### The request
Begin with the first line of the material and write out each line exactly, ending with the line that contains "var x_labels = [-10, -5, 0, 5, 10];". Pictures are not part of the copy.

### Information shown
● ● ● ● ●
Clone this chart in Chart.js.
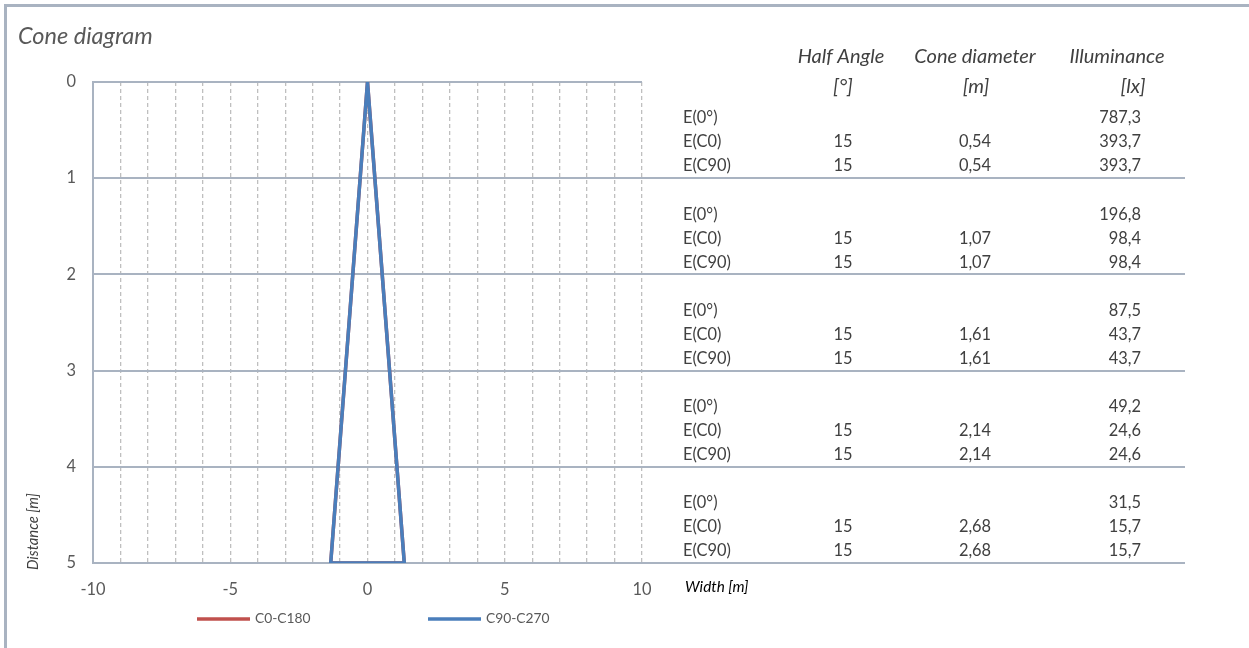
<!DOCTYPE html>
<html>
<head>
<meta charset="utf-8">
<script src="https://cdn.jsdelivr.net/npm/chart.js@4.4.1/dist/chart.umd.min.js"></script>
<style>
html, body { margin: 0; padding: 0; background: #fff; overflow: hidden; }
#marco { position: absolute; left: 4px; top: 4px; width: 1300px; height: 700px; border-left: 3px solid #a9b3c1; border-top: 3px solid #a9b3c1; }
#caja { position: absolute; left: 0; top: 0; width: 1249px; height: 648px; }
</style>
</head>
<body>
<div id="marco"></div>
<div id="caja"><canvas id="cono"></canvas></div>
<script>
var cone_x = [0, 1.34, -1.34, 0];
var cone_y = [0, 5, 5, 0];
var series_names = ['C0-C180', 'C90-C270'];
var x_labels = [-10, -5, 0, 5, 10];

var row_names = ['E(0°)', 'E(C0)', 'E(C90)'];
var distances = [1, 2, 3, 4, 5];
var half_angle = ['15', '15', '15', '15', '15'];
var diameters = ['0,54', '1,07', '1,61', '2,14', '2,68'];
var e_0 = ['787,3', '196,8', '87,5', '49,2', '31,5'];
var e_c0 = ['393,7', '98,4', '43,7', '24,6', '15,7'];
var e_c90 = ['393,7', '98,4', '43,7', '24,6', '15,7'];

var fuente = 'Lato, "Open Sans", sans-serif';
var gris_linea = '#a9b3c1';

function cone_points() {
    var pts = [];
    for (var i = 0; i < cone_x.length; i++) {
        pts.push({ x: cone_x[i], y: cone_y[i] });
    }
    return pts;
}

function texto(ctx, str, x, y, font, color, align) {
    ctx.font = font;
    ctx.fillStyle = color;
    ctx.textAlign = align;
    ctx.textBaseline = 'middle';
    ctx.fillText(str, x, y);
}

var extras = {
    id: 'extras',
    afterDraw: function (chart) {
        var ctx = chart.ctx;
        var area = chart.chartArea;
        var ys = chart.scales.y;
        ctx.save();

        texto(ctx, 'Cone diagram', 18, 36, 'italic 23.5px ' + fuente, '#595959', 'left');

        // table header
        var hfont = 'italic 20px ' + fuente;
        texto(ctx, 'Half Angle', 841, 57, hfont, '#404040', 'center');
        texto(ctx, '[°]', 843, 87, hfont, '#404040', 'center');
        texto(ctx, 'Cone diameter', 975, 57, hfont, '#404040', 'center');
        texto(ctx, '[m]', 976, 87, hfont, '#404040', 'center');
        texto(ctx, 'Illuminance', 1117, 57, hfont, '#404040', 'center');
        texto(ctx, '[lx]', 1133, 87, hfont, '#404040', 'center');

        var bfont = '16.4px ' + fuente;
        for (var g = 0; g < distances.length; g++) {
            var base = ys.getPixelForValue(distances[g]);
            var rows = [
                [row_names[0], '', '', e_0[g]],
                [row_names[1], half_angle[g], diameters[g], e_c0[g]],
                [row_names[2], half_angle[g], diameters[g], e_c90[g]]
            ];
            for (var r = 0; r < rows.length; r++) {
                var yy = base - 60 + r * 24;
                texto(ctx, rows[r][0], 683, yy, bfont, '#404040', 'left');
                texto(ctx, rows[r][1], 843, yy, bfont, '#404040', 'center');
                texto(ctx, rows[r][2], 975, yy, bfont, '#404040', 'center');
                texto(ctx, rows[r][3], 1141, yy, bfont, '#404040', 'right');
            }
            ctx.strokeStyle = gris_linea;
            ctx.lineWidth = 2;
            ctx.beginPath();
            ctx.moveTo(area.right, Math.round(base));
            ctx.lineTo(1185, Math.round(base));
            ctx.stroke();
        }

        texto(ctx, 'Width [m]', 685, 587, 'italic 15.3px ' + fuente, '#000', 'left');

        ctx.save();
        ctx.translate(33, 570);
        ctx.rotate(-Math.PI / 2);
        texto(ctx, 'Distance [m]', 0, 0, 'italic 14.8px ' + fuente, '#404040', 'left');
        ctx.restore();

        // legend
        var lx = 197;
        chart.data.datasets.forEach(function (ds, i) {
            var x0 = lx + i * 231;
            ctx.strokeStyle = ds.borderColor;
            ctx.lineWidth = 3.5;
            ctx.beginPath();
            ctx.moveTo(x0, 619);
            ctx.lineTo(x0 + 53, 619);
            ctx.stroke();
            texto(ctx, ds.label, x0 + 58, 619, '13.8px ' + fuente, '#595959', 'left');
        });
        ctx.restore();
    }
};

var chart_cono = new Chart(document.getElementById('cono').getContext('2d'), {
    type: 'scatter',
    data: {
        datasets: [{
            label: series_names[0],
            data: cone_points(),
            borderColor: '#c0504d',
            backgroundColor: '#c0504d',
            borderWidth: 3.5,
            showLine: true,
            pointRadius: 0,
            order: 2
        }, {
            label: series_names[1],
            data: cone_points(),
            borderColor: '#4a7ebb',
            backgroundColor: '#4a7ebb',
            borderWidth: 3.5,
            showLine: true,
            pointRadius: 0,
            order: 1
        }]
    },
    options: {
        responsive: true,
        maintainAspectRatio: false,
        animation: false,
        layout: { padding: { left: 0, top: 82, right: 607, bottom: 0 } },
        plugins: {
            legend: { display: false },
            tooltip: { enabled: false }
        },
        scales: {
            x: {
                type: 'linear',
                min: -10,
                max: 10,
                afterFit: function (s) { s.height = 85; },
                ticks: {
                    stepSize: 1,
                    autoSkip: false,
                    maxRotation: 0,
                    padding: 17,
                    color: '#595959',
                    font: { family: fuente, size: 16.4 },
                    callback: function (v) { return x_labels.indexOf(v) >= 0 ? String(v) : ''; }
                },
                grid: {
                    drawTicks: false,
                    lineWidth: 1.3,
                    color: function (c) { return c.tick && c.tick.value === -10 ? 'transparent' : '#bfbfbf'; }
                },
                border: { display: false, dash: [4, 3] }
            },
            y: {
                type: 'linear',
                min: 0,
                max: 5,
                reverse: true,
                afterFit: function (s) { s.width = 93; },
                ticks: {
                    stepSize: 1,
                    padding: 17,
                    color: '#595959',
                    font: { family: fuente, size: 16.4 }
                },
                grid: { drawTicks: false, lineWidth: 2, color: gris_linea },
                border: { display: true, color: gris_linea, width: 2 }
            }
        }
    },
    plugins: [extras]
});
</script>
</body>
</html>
● ● ● ● ●
### Result below
Clone this chart in Chart.js.
<!DOCTYPE html>
<html>
<head>
<meta charset="utf-8">
<script src="https://cdn.jsdelivr.net/npm/chart.js@4.4.1/dist/chart.umd.min.js"></script>
<style>
html, body { margin: 0; padding: 0; background: #fff; overflow: hidden; }
#marco { position: absolute; left: 4px; top: 4px; width: 1300px; height: 700px; border-left: 3px solid #a9b3c1; border-top: 3px solid #a9b3c1; }
#caja { position: absolute; left: 0; top: 0; width: 1249px; height: 648px; }
</style>
</head>
<body>
<div id="marco"></div>
<div id="caja"><canvas id="cono"></canvas></div>
<script>
var cone_x = [0, 1.34, -1.34, 0];
var cone_y = [0, 5, 5, 0];
var series_names = ['C0-C180', 'C90-C270'];
var x_labels = [-10, -5, 0, 5, 10];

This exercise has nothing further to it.